Another crucial component of the success has been the willingness of All Blacks and Super 12 players to participate.
"The players have been great, I think they see it as a nice wee way of doing their bit and the feedback from kids has been great. One of the things we also try and do is get the All Blacks to very much be relating what we do in terms of good skills and demonstrating that skill so that kids pick it up.
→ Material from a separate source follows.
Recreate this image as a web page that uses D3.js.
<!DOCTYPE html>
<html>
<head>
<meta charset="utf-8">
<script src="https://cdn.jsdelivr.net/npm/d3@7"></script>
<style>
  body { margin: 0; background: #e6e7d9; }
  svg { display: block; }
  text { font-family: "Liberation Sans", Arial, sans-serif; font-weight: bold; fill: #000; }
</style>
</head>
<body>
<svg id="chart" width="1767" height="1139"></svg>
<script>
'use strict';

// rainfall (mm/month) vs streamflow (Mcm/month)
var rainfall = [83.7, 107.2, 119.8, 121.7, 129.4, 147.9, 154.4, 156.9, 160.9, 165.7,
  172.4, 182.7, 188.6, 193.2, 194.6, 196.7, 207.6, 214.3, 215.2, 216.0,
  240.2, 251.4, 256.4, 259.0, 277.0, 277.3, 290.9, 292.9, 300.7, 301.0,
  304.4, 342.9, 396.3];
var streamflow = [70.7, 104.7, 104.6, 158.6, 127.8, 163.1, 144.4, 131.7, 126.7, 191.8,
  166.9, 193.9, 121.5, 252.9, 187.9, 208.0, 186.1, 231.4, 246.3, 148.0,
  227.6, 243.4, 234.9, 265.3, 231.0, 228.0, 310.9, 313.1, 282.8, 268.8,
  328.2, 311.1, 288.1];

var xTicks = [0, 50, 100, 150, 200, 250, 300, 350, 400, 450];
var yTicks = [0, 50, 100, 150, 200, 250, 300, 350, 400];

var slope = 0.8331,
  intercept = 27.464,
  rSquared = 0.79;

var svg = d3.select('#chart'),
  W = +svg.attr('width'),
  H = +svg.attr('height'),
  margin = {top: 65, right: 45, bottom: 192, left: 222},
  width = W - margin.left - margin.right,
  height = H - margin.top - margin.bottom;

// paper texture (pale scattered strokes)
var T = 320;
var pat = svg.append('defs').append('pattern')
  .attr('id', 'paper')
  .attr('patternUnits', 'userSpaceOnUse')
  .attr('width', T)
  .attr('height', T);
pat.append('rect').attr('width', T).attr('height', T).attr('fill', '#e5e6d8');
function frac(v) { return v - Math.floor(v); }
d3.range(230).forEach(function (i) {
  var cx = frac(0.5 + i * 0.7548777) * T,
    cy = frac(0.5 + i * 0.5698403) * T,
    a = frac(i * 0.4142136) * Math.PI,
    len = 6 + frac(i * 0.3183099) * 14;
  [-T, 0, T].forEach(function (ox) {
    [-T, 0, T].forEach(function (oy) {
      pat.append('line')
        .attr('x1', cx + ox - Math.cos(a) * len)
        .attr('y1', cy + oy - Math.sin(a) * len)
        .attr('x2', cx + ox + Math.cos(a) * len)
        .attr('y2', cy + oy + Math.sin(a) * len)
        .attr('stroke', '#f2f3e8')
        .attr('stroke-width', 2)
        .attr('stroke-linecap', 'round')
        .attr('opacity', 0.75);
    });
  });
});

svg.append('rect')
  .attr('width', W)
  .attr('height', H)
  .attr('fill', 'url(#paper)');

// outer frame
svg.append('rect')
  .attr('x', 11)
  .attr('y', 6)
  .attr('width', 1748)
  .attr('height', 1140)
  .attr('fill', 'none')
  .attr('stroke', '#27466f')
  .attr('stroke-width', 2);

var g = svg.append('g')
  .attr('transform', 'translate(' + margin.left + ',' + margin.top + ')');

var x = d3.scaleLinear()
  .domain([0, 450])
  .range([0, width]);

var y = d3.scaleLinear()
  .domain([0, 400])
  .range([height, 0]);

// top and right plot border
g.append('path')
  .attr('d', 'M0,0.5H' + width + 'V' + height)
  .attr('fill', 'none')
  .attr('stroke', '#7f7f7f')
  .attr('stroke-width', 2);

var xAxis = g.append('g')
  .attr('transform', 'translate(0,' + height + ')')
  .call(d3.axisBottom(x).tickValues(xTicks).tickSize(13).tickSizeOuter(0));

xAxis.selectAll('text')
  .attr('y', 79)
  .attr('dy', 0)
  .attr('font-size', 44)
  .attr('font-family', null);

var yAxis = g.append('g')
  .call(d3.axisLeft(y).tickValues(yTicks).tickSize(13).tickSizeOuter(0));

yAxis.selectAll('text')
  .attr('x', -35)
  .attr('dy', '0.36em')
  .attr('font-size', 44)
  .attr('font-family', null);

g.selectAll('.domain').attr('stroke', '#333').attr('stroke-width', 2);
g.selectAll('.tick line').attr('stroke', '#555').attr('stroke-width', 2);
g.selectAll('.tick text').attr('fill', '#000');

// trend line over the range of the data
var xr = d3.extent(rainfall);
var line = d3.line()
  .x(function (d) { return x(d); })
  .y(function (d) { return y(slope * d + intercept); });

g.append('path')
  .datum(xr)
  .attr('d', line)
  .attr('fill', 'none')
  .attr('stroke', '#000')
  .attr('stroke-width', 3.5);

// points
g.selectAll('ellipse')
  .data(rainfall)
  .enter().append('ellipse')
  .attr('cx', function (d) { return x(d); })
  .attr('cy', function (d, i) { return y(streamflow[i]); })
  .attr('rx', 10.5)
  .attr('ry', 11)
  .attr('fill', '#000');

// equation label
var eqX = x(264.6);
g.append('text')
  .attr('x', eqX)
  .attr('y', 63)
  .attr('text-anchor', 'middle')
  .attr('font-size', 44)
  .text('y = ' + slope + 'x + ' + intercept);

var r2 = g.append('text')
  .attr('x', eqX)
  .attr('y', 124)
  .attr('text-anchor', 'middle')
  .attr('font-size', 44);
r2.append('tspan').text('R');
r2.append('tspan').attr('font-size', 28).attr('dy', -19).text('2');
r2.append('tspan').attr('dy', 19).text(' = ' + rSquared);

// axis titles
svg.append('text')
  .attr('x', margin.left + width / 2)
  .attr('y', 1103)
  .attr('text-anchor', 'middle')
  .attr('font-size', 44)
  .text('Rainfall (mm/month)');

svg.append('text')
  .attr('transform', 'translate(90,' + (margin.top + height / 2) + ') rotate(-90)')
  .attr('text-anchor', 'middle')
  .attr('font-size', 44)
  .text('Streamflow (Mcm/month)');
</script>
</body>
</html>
They see it on TV and they think, 'that's what the All Blacks do and that's the same as my coach is telling us to do at training'. It's a big help."
A Lions tour has always had the same galvanising effect on New Zealand's youth and Anderson, now 45, still fondly recollects seeing Waikato play the legendary 1971 Lions as an 11-year-old.
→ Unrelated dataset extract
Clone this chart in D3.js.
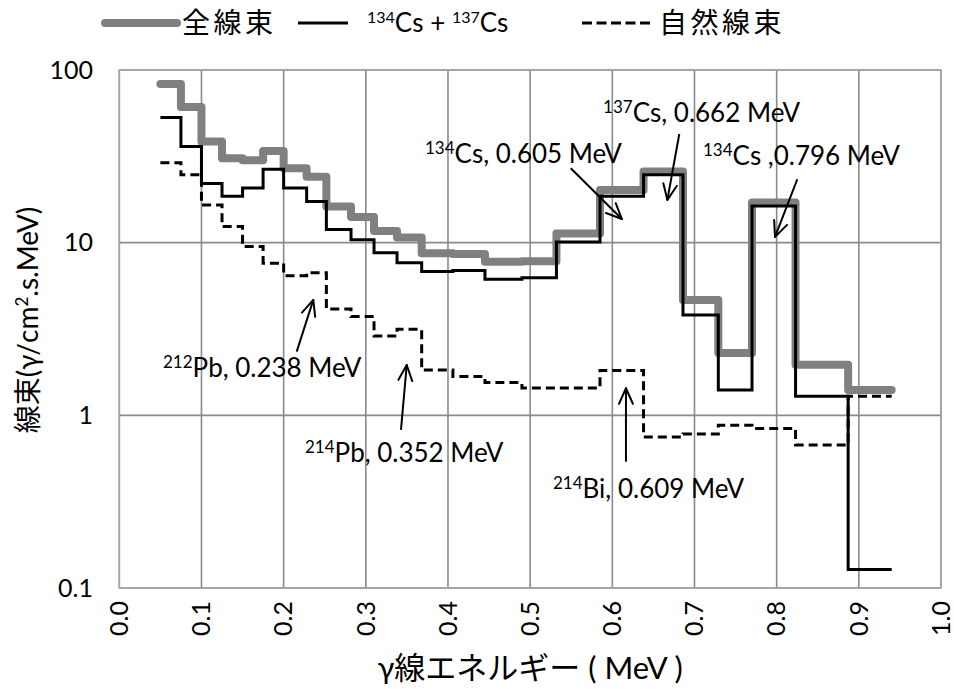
<!DOCTYPE html>
<html>
<head>
<meta charset="utf-8">
<script src="https://cdn.jsdelivr.net/npm/d3@7"></script>
<style>
  html, body { margin: 0; padding: 0; background: #fff; }
  svg { display: block; }
  text { font-family: Lato, "Noto Sans CJK JP", sans-serif; fill: #000; }
</style>
</head>
<body>
<svg id="chart" width="954" height="689"></svg>
<script>
// Energy bin edges (MeV) for the step spectra
const binEdges = [0.05, 0.075, 0.1, 0.125, 0.15, 0.175, 0.2, 0.228, 0.252, 0.282, 0.31, 0.338,
  0.368, 0.406, 0.445, 0.49, 0.532, 0.585, 0.638, 0.686, 0.729, 0.77, 0.823, 0.887, 0.94];

// Flux per bin (γ/cm².s.MeV)
const totalFlux = [83, 61, 38.5, 30.8, 30, 34, 27, 24.1, 16.2, 14.1, 11.7, 10.7,
  8.69, 8.6, 7.76, 7.8, 11.3, 20.2, 25.8, 4.66, 2.3, 17.1, 1.96, 1.40];
const csFlux = [53, 36, 22, 18.6, 20.7, 26.6, 20.7, 17.3, 11.9, 10.4, 8.75, 7.66,
  6.8, 6.9, 6.14, 6.26, 10.1, 18.6, 24.7, 3.81, 1.40, 16.3, 1.29, 0.128];
const naturalFlux = [29, 24.7, 16.5, 12.4, 9.5, 7.6, 6.44, 6.7, 4.13, 3.73, 2.88, 3.15,
  1.83, 1.68, 1.55, 1.44, 1.44, 1.82, 0.75, 0.78, 0.875, 0.84, 0.674, 1.29];

// Axis ticks
const xTicks = [0.0, 0.1, 0.2, 0.3, 0.4, 0.5, 0.6, 0.7, 0.8, 0.9, 1.0];
const yTicks = [0.1, 1, 10, 100];
const yTickLabels = ["0.1", "1", "10", "100"];

// Peak annotations: tip / tail of the arrow and label anchor, in (MeV, flux)
const peakLabels = [
  { iso: "134", rest: "Cs, 0.605 MeV", at: [0.372, 28.9], tail: [0.5494, 27.0], tip: [0.6116, 13.7] },
  { iso: "137", rest: "Cs, 0.662 MeV", at: [0.5887, 50.2], tail: [0.6815, 42.6], tip: [0.667, 17.7] },
  { iso: "134", rest: "Cs ,0.796 MeV", at: [0.7103, 28.2], tail: [0.8251, 23.3], tip: [0.798, 10.8] },
  { iso: "212", rest: "Pb, 0.238 MeV", at: [0.0532, 1.675], tail: [0.2159, 2.34], tip: [0.2361, 4.66] },
  { iso: "214", rest: "Pb, 0.352 MeV", at: [0.226, 0.539], tail: [0.3428, 0.823], tip: [0.3498, 1.957] },
  { iso: "214", rest: "Bi, 0.609 MeV", at: [0.5278, 0.334], tail: [0.6166, 0.539], tip: [0.6166, 1.435] }
];

const svg = d3.select("#chart");
const plot = { left: 119.3, right: 941, top: 70, bottom: 588 };

const x = d3.scaleLinear().domain([0, 1]).range([plot.left, plot.right]);
const y = d3.scaleLog().domain([0.1, 100]).range([plot.bottom, plot.top]);

const gridColor = "#8a8a8a";

// Grid
svg.append("g").selectAll("line.vg").data(xTicks).join("line")
  .attr("x1", d => x(d)).attr("x2", d => x(d))
  .attr("y1", plot.top).attr("y2", plot.bottom)
  .attr("stroke", gridColor).attr("stroke-width", 1.6);
svg.append("g").selectAll("line.hg").data(yTicks).join("line")
  .attr("x1", plot.left).attr("x2", plot.right)
  .attr("y1", d => y(d)).attr("y2", d => y(d))
  .attr("stroke", gridColor).attr("stroke-width", 1.6);
svg.append("rect")
  .attr("x", plot.left).attr("y", plot.top)
  .attr("width", plot.right - plot.left).attr("height", plot.bottom - plot.top)
  .attr("fill", "none").attr("stroke", "#a6a6a6").attr("stroke-width", 1.6);

// Y tick labels
svg.append("g").selectAll("text").data(yTicks).join("text")
  .attr("x", 93).attr("y", d => y(d)).attr("dy", "0.35em")
  .attr("text-anchor", "end").attr("font-size", 25)
  .text((d, i) => yTickLabels[i]);

// X tick labels, rotated
svg.append("g").selectAll("text").data(xTicks).join("text")
  .attr("transform", d => `translate(${x(d)},601) rotate(-90)`)
  .attr("dy", "0.35em").attr("text-anchor", "end").attr("font-size", 25)
  .text(d => d.toFixed(1));

// Axis titles
svg.append("text")
  .attr("x", (plot.left + plot.right) / 2).attr("y", 679)
  .attr("text-anchor", "middle").attr("font-size", 31)
  .text("γ線エネルギー ( MeV )");

const yTitle = svg.append("text")
  .attr("transform", `translate(38,${(plot.top + plot.bottom) / 2 - 9}) rotate(-90)`)
  .attr("text-anchor", "middle").attr("font-size", 28);
yTitle.append("tspan").text("線束(γ/cm");
yTitle.append("tspan").attr("dy", -10).attr("font-size", 17).text("2");
yTitle.append("tspan").attr("dy", 10).text(".s.MeV)");

// Step lines
const stepLine = d3.line()
  .x(d => x(d[0])).y(d => y(d[1]))
  .curve(d3.curveStepAfter);
const toSteps = vals => binEdges.map((e, i) => [e, vals[Math.min(i, vals.length - 1)]]);

svg.append("path").datum(toSteps(totalFlux))
  .attr("d", stepLine).attr("fill", "none")
  .attr("stroke", "#808080").attr("stroke-width", 8)
  .attr("stroke-linejoin", "round").attr("stroke-linecap", "round");
svg.append("path").datum(toSteps(csFlux))
  .attr("d", stepLine).attr("fill", "none")
  .attr("stroke", "#000").attr("stroke-width", 3);
svg.append("path").datum(toSteps(naturalFlux))
  .attr("d", stepLine).attr("fill", "none")
  .attr("stroke", "#000").attr("stroke-width", 3)
  .attr("stroke-dasharray", "9,5");

// Annotations with open arrowheads
const ann = svg.append("g");
peakLabels.forEach(p => {
  const t = ann.append("text")
    .attr("x", x(p.at[0])).attr("y", y(p.at[1])).attr("font-size", 26);
  t.append("tspan").attr("font-size", 17).attr("dy", -9).text(p.iso);
  t.append("tspan").attr("dy", 9).text(p.rest);

  const x0 = x(p.tail[0]), y0 = y(p.tail[1]);
  const x1 = x(p.tip[0]), y1 = y(p.tip[1]);
  ann.append("line").attr("x1", x0).attr("y1", y0).attr("x2", x1).attr("y2", y1)
    .attr("stroke", "#000").attr("stroke-width", 2);
  const ang = Math.atan2(y1 - y0, x1 - x0);
  const len = 17, spread = 0.42;
  [ang + Math.PI - spread, ang + Math.PI + spread].forEach(a => {
    ann.append("line")
      .attr("x1", x1).attr("y1", y1)
      .attr("x2", x1 + len * Math.cos(a)).attr("y2", y1 + len * Math.sin(a))
      .attr("stroke", "#000").attr("stroke-width", 2).attr("stroke-linecap", "round");
  });
});

// Legend
const lg = svg.append("g");
lg.append("line").attr("x1", 105).attr("x2", 177).attr("y1", 23).attr("y2", 23)
  .attr("stroke", "#808080").attr("stroke-width", 8).attr("stroke-linecap", "round");
lg.append("text").attr("x", 182).attr("y", 33).attr("font-size", 28)
  .attr("letter-spacing", 3.5).text("全線束");
lg.append("line").attr("x1", 298).attr("x2", 348).attr("y1", 23).attr("y2", 23)
  .attr("stroke", "#000").attr("stroke-width", 3);
const lt = lg.append("text").attr("x", 367).attr("y", 32).attr("font-size", 26);
lt.append("tspan").attr("font-size", 16).attr("dy", -9).text("134");
lt.append("tspan").attr("dy", 9).text("Cs + ");
lt.append("tspan").attr("font-size", 16).attr("dy", -9).text("137");
lt.append("tspan").attr("dy", 9).text("Cs");
lg.append("line").attr("x1", 582).attr("x2", 652).attr("y1", 23).attr("y2", 23)
  .attr("stroke", "#000").attr("stroke-width", 3).attr("stroke-dasharray", "10,4.5");
lg.append("text").attr("x", 659).attr("y", 33).attr("font-size", 28)
  .attr("letter-spacing", 3.5).text("自然線束");
</script>
</body>
</html>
He would later have even better memories as a player, packing down with the likes of Warren Gatland, John Mitchell and Richard Loe as the 1993 Lions were put to the sword, 38-10, in Hamilton on the Tuesday before the third and deciding Test in Auckland.
A year previously, Anderson was a team-mate of Keith Wood as Garryowen took the AIL at the end of the 1991-92 season at Cork Con.
"I have hugely fond memories of my time in Limerick. I've been back once and hopefully I'll be back again later this year to catch up with some of the guys I played with and some of the people at Garryowen who were very good to me.
"John Mitchell and I were together at Waitako and he went over first and decided not to return so he asked if I wanted to go as a replacement. I jumped at it and though we missed out on professional rugby, that was one of the highlights of my career.
"That season was Keith's first year and on the day of the first game of the season we lost to Mary's and I'd like to state for the record that I did not play. But Woody played for the B team that day and came up into the As for the next game against Ballymena and that was my first game too. We went through unbeaten from that point on."